Noi latini siamo portati a pensare che la morte sia femmina, ma per altri no, è un uomo possente, col volto scavato e lo sguardo imperturbabile. Così avviene nella scultura Death and the Maiden realizzata nel 1912 da Elna Borch (1869-1950). A morire, questa volta, è una giovane donna. Il suo corpo morbido, nudo e sensuale si appoggia alla morte, dietro di lei, che cinge davanti a sé la falce, suo strumento di lavoro. La morte, in questo caso non sfiora il corpo della morente con le sue mani. Avviene il contrario. La giovane, infatti, stringe un avambraccio dell’uomo come se fosse il suo amante. L’altra mano è protesa in avanti, si appoggia proprio sopra la falce, rendendola quasi un’arma erotica e sensuale. L’opera è esposta a Copenhagen, nella Ny Carlsberg Glyptotek in Dantes Plads.
Pierre-Eugène-Emile Hébert (1823-1893) ha uno sguardo carico di sensualità nella sua Always and Never, conosciuta anche come Death and the Maiden. Figlio d’arte, mostra uno scheletro che abbraccia una donna nuda. Una mano sul ventre, l’altra su una gamba, sembra che la desideri con tutto se stesso, che più di ogni altra cosa voglia baciarla e possederla. Lei sì, gli risponde avvicinando le sue labbra. L’amore è corrisposto.

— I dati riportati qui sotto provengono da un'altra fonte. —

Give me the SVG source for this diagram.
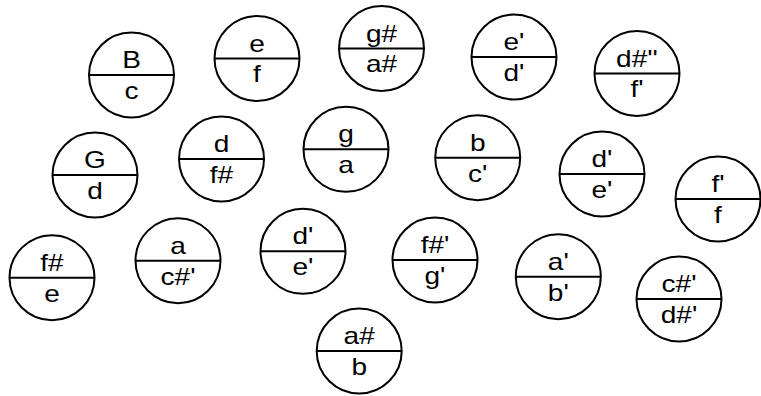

Non poteva mancare Giulio Monteverde (1837-1917), molte delle cui opere che si possono ammirare nel cimitero di Staglieno, a Genova. Famosissimo l’angelo della morte della tomba Oneto. E famosissima, anche, l’opera Il dramma eterno, realizzata per la tomba Celle. Qui la donna e la morte danzano insieme. Lei ha il busto nudo, i seni giovani, i capelli raccolti e una farfalla – simbolo di caducità? – posata sulla testa. La morte è tutta coperta da un drappo morbido e fine, che lascia intravedere ciò che si cela sotto di lui: uno scheletro, con le orbite scavate e il setto nasale in evidenza.
E poi c’è lui, Rinaldo Carnielo, quello da cui questo breve viaggio di uomini e donne abbracciati da scheletri è simbolicamente partito. Tenax Vitae è un lavoro bellissimo, potente, che ci distoglie dall’erotismo delle immagini viste finora per portarci un po’ altrove. La morte, qui, non bacia e neppure sembra intenzionata a farlo. Ghermisce, sorride, si curva sull’uomo quasi ad avvolgerlo, affinché lui possa intuirne la presenza. Lui, lui ha uno sguardo sconvolto, gli occhi li tiene spalancati come a voler resistere in questa lotta ad armi impari. Digrigna i denti. Sa che non ce la farà. L’opera è esposta a Firenze, nella Galleria Rinaldo Carnielo. Purtroppo pare che sia chiusa da anni. Il lungo restauro, iniziato anni fa, pare non sia ancora ultimato.